** CHALLENGE **
Reproduce every line of the material below, but drop the pictures.

Source code of charts:
★ ★ ★ ★ ★

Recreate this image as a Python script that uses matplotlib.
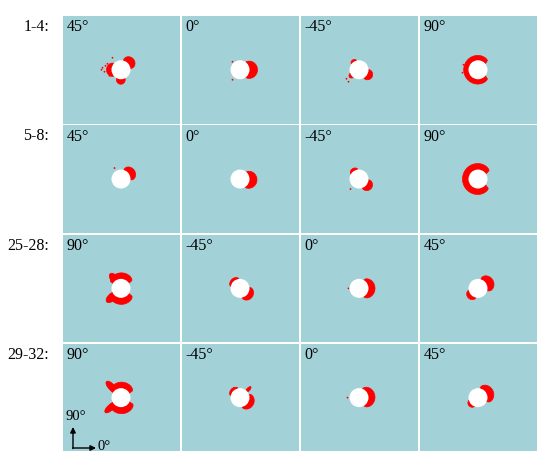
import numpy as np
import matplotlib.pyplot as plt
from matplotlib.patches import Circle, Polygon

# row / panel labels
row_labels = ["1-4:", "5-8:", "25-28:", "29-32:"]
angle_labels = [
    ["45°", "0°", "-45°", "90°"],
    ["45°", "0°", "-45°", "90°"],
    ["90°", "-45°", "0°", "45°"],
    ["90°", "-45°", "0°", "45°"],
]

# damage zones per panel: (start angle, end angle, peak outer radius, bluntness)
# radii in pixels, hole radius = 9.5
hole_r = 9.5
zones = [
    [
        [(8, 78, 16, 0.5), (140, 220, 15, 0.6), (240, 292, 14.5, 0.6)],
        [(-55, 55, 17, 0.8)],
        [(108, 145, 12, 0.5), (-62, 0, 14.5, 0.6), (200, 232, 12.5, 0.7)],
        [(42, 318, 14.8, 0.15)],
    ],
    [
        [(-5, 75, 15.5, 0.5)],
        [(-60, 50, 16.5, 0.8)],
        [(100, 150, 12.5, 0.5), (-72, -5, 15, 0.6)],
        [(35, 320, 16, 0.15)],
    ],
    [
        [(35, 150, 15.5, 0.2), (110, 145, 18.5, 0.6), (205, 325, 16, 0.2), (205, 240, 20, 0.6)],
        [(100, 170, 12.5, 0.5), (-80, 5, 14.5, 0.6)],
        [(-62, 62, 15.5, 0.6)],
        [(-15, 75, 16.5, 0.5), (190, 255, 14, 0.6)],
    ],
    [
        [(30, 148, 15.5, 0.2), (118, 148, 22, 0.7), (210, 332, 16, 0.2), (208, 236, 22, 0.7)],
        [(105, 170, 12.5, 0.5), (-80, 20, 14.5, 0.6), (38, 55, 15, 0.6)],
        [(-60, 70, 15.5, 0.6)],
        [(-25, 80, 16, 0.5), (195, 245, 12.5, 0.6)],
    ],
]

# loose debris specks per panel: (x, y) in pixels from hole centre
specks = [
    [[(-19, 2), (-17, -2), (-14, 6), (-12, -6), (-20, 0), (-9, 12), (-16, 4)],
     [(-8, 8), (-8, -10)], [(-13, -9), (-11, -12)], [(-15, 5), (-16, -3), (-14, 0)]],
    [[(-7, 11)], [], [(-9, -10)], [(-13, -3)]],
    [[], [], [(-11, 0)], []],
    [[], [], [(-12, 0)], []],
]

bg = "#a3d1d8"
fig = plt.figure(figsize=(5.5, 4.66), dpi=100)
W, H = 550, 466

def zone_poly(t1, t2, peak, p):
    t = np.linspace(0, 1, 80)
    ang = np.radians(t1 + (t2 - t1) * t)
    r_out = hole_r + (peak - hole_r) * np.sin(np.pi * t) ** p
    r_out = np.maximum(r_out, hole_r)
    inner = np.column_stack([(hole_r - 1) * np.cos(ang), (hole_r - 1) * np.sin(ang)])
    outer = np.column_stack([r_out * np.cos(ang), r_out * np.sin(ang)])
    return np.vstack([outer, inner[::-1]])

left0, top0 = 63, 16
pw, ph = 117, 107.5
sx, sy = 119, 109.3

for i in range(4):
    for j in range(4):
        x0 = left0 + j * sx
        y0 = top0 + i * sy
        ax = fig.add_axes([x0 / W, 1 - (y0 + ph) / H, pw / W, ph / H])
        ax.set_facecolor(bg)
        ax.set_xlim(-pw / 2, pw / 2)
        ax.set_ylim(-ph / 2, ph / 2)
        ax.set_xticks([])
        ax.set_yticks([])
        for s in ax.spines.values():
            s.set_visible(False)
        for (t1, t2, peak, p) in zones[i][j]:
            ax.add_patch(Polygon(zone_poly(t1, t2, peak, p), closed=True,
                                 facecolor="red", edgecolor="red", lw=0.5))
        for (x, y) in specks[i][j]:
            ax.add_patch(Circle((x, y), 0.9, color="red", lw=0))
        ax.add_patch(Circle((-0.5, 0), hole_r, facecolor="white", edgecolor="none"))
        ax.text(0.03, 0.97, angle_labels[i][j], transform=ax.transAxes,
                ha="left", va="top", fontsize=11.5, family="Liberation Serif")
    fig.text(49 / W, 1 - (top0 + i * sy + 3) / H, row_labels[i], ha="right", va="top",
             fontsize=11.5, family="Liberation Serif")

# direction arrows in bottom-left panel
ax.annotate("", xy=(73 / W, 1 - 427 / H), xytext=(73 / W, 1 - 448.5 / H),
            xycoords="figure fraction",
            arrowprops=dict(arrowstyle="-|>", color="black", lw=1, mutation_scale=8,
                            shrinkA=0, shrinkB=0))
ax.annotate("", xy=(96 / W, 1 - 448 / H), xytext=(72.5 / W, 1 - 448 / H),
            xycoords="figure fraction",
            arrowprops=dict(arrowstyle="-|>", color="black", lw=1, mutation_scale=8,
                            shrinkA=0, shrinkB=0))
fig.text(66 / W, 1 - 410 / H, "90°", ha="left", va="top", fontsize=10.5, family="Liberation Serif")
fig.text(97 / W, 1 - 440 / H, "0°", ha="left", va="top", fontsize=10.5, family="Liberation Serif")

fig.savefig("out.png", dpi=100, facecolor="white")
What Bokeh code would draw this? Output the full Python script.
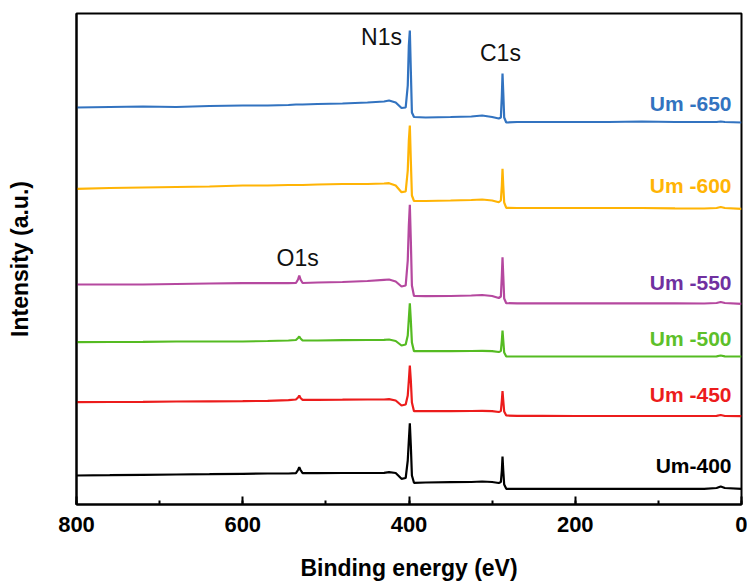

★ ★ ★ ★ ★

** THE OUTPUT **
Recreate this image as a Python script that uses matplotlib.
import numpy as np
import matplotlib.pyplot as plt
from matplotlib.patches import Circle, Polygon

# row / panel labels
row_labels = ["1-4:", "5-8:", "25-28:", "29-32:"]
angle_labels = [
    ["45°", "0°", "-45°", "90°"],
    ["45°", "0°", "-45°", "90°"],
    ["90°", "-45°", "0°", "45°"],
    ["90°", "-45°", "0°", "45°"],
]

# damage zones per panel: (start angle, end angle, peak outer radius, bluntness)
# radii in pixels, hole radius = 9.5
hole_r = 9.5
zones = [
    [
        [(8, 78, 16, 0.5), (140, 220, 15, 0.6), (240, 292, 14.5, 0.6)],
        [(-55, 55, 17, 0.8)],
        [(108, 145, 12, 0.5), (-62, 0, 14.5, 0.6), (200, 232, 12.5, 0.7)],
        [(42, 318, 14.8, 0.15)],
    ],
    [
        [(-5, 75, 15.5, 0.5)],
        [(-60, 50, 16.5, 0.8)],
        [(100, 150, 12.5, 0.5), (-72, -5, 15, 0.6)],
        [(35, 320, 16, 0.15)],
    ],
    [
        [(35, 150, 15.5, 0.2), (110, 145, 18.5, 0.6), (205, 325, 16, 0.2), (205, 240, 20, 0.6)],
        [(100, 170, 12.5, 0.5), (-80, 5, 14.5, 0.6)],
        [(-62, 62, 15.5, 0.6)],
        [(-15, 75, 16.5, 0.5), (190, 255, 14, 0.6)],
    ],
    [
        [(30, 148, 15.5, 0.2), (118, 148, 22, 0.7), (210, 332, 16, 0.2), (208, 236, 22, 0.7)],
        [(105, 170, 12.5, 0.5), (-80, 20, 14.5, 0.6), (38, 55, 15, 0.6)],
        [(-60, 70, 15.5, 0.6)],
        [(-25, 80, 16, 0.5), (195, 245, 12.5, 0.6)],
    ],
]

# loose debris specks per panel: (x, y) in pixels from hole centre
specks = [
    [[(-19, 2), (-17, -2), (-14, 6), (-12, -6), (-20, 0), (-9, 12), (-16, 4)],
     [(-8, 8), (-8, -10)], [(-13, -9), (-11, -12)], [(-15, 5), (-16, -3), (-14, 0)]],
    [[(-7, 11)], [], [(-9, -10)], [(-13, -3)]],
    [[], [], [(-11, 0)], []],
    [[], [], [(-12, 0)], []],
]

bg = "#a3d1d8"
fig = plt.figure(figsize=(5.5, 4.66), dpi=100)
W, H = 550, 466

def zone_poly(t1, t2, peak, p):
    t = np.linspace(0, 1, 80)
    ang = np.radians(t1 + (t2 - t1) * t)
    r_out = hole_r + (peak - hole_r) * np.sin(np.pi * t) ** p
    r_out = np.maximum(r_out, hole_r)
    inner = np.column_stack([(hole_r - 1) * np.cos(ang), (hole_r - 1) * np.sin(ang)])
    outer = np.column_stack([r_out * np.cos(ang), r_out * np.sin(ang)])
    return np.vstack([outer, inner[::-1]])

left0, top0 = 63, 16
pw, ph = 117, 107.5
sx, sy = 119, 109.3

for i in range(4):
    for j in range(4):
        x0 = left0 + j * sx
        y0 = top0 + i * sy
        ax = fig.add_axes([x0 / W, 1 - (y0 + ph) / H, pw / W, ph / H])
        ax.set_facecolor(bg)
        ax.set_xlim(-pw / 2, pw / 2)
        ax.set_ylim(-ph / 2, ph / 2)
        ax.set_xticks([])
        ax.set_yticks([])
        for s in ax.spines.values():
            s.set_visible(False)
        for (t1, t2, peak, p) in zones[i][j]:
            ax.add_patch(Polygon(zone_poly(t1, t2, peak, p), closed=True,
                                 facecolor="red", edgecolor="red", lw=0.5))
        for (x, y) in specks[i][j]:
            ax.add_patch(Circle((x, y), 0.9, color="red", lw=0))
        ax.add_patch(Circle((-0.5, 0), hole_r, facecolor="white", edgecolor="none"))
        ax.text(0.03, 0.97, angle_labels[i][j], transform=ax.transAxes,
                ha="left", va="top", fontsize=11.5, family="Liberation Serif")
    fig.text(49 / W, 1 - (top0 + i * sy + 3) / H, row_labels[i], ha="right", va="top",
             fontsize=11.5, family="Liberation Serif")

# direction arrows in bottom-left panel
ax.annotate("", xy=(73 / W, 1 - 427 / H), xytext=(73 / W, 1 - 448.5 / H),
            xycoords="figure fraction",
            arrowprops=dict(arrowstyle="-|>", color="black", lw=1, mutation_scale=8,
                            shrinkA=0, shrinkB=0))
ax.annotate("", xy=(96 / W, 1 - 448 / H), xytext=(72.5 / W, 1 - 448 / H),
            xycoords="figure fraction",
            arrowprops=dict(arrowstyle="-|>", color="black", lw=1, mutation_scale=8,
                            shrinkA=0, shrinkB=0))
fig.text(66 / W, 1 - 410 / H, "90°", ha="left", va="top", fontsize=10.5, family="Liberation Serif")
fig.text(97 / W, 1 - 440 / H, "0°", ha="left", va="top", fontsize=10.5, family="Liberation Serif")

fig.savefig("out.png", dpi=100, facecolor="white")
What Bokeh code would draw this? Output the full Python script.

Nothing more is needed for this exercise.